[Data segment start]

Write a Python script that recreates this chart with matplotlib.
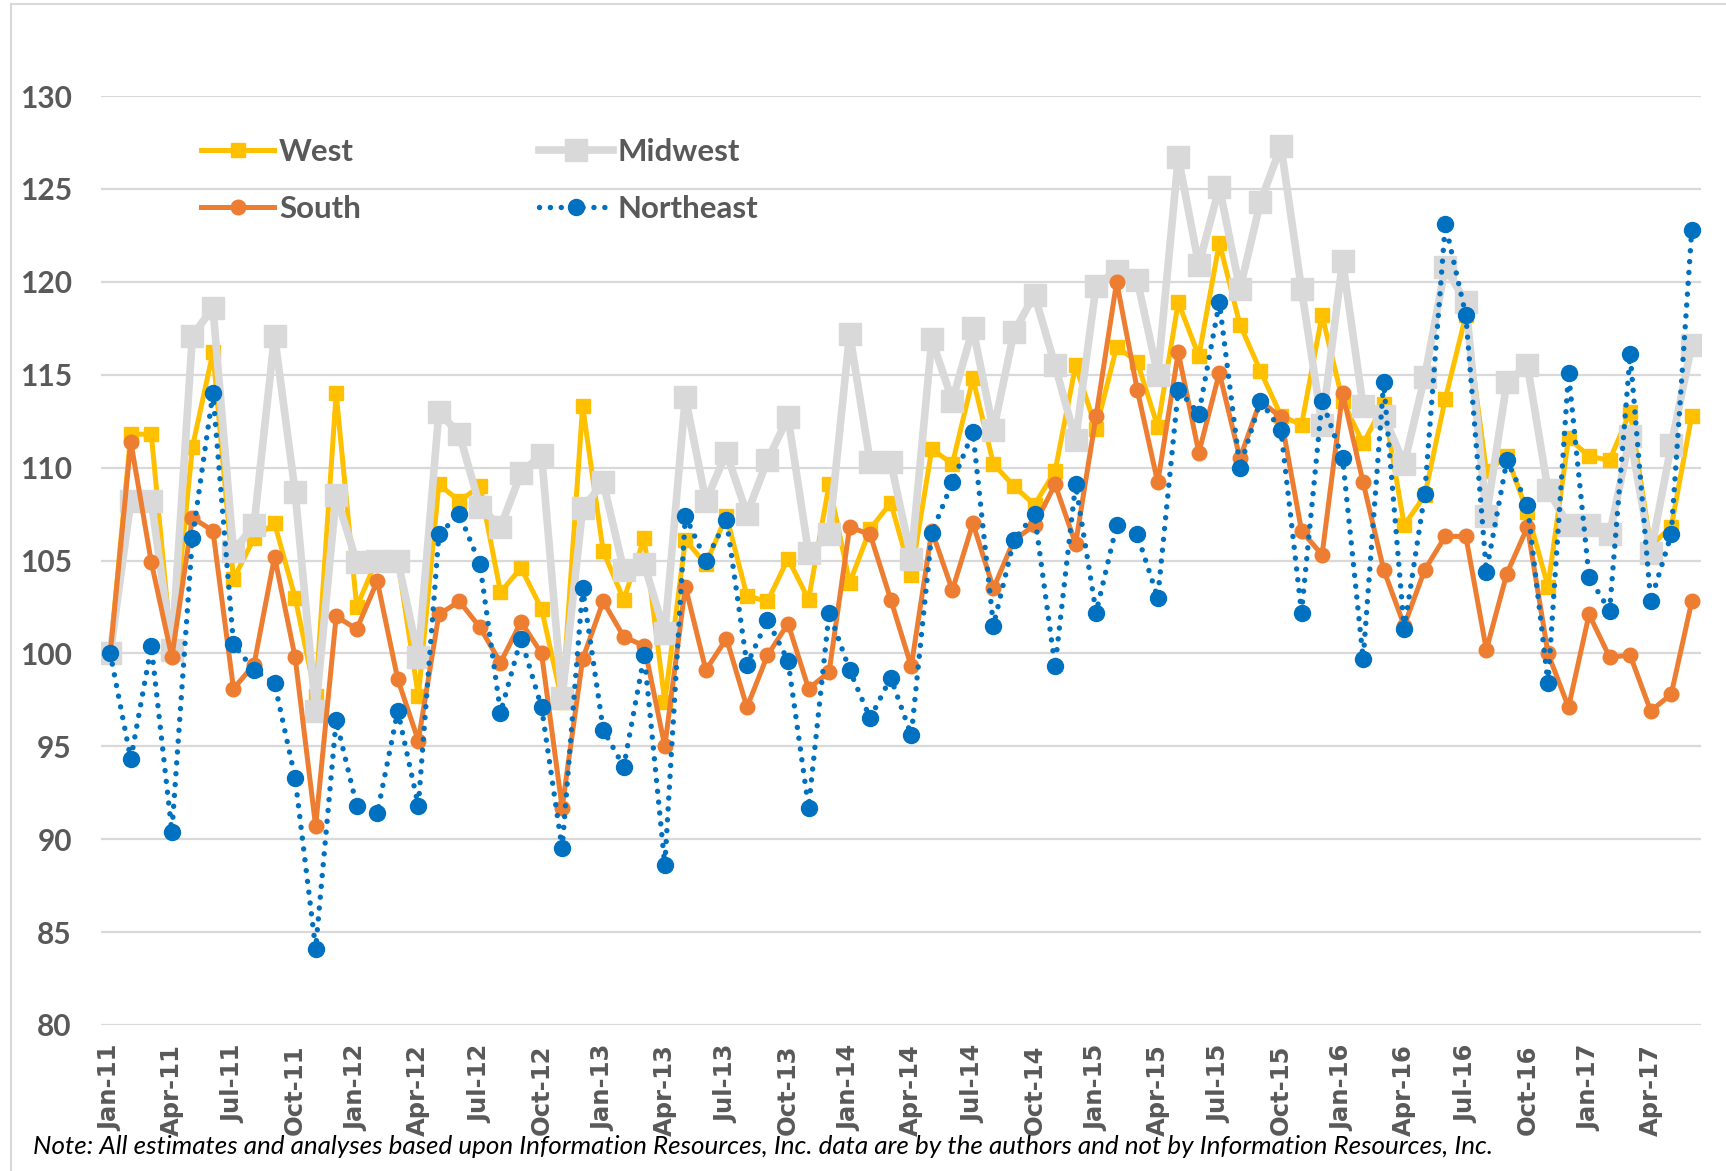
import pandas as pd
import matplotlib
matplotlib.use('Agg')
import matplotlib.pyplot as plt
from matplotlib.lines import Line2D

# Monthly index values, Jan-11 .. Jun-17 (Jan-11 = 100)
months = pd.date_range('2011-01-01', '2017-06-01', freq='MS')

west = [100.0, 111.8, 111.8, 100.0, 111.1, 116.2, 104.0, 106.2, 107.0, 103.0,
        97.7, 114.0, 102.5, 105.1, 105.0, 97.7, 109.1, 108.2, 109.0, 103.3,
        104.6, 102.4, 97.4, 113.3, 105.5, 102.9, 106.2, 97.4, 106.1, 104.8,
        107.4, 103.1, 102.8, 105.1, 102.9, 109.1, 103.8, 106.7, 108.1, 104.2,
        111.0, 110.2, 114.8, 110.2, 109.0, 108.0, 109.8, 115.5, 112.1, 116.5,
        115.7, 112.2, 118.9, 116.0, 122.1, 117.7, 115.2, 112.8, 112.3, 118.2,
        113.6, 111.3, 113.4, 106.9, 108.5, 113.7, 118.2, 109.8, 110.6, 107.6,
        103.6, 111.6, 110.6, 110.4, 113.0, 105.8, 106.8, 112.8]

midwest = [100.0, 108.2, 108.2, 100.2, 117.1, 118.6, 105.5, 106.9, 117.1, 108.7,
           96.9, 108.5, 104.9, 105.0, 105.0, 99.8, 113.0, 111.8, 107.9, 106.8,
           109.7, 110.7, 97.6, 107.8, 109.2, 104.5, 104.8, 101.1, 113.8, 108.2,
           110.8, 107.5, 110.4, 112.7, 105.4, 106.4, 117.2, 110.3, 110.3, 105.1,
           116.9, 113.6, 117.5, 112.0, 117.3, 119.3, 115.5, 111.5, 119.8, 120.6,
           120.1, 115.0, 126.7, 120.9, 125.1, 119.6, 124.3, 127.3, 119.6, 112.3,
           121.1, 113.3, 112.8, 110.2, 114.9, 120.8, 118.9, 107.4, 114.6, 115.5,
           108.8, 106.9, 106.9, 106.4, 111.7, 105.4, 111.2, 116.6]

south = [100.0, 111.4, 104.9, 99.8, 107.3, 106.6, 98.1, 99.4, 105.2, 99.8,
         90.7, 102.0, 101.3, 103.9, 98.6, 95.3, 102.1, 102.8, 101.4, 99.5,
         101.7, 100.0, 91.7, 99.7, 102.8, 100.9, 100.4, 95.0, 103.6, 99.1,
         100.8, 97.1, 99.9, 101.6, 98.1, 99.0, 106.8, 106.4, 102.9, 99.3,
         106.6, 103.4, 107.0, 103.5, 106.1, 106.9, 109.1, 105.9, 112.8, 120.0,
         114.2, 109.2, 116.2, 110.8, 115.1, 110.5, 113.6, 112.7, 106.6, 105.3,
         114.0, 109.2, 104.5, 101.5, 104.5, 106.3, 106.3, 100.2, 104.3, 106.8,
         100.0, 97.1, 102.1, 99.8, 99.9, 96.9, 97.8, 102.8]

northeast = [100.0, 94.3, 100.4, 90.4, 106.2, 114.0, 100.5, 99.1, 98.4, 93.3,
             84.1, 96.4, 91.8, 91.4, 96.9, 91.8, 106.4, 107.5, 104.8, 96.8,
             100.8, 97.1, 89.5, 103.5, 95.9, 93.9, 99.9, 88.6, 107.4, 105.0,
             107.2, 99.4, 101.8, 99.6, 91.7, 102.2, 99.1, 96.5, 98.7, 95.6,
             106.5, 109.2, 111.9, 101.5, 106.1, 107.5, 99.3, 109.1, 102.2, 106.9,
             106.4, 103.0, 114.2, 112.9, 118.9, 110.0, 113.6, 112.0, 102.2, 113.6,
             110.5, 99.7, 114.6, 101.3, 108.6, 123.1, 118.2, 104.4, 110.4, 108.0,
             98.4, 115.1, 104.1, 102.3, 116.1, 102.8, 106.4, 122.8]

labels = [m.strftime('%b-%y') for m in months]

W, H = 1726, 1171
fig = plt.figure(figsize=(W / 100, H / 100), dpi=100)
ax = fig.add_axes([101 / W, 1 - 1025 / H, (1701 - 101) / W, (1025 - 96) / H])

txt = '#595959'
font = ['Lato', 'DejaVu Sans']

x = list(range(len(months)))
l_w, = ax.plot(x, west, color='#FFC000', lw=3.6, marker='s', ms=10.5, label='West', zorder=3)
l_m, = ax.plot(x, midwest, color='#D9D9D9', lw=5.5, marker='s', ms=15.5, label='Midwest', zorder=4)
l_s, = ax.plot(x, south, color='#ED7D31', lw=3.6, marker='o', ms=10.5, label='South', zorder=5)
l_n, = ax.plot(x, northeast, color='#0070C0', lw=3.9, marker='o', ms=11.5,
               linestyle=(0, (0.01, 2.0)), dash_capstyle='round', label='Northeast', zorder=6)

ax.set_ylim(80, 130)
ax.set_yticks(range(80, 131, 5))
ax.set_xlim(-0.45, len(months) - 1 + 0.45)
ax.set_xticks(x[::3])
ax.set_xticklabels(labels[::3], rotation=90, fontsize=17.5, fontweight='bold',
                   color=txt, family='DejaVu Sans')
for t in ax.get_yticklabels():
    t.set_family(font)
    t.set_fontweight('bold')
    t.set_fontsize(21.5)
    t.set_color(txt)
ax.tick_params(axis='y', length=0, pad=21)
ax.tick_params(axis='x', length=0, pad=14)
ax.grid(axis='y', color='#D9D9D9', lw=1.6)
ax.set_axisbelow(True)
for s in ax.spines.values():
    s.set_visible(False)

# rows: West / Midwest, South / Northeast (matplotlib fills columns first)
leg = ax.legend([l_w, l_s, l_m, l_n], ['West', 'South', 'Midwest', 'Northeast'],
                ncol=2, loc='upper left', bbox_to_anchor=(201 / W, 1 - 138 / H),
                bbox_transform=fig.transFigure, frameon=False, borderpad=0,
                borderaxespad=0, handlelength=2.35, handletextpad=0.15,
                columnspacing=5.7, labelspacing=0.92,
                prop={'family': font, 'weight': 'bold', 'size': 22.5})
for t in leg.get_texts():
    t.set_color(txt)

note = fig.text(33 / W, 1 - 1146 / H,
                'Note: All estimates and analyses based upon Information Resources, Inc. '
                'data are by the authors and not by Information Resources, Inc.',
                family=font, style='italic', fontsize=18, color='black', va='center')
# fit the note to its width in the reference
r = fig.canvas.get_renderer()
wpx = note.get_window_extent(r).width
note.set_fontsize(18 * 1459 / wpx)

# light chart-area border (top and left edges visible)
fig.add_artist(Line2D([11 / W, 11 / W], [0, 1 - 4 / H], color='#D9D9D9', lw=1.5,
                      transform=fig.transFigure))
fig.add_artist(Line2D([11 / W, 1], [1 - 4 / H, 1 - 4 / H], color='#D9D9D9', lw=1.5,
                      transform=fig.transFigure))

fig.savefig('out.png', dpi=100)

[Data segment end]

Challenge: Starting at the first line of the material, output exactly the lines up to and including the one with "from matplotlib.lines import Line2D". Do not include the pictures.

Response to this task:
Write a Python script that recreates this chart with matplotlib.
import pandas as pd
import matplotlib
matplotlib.use('Agg')
import matplotlib.pyplot as plt
from matplotlib.lines import Line2D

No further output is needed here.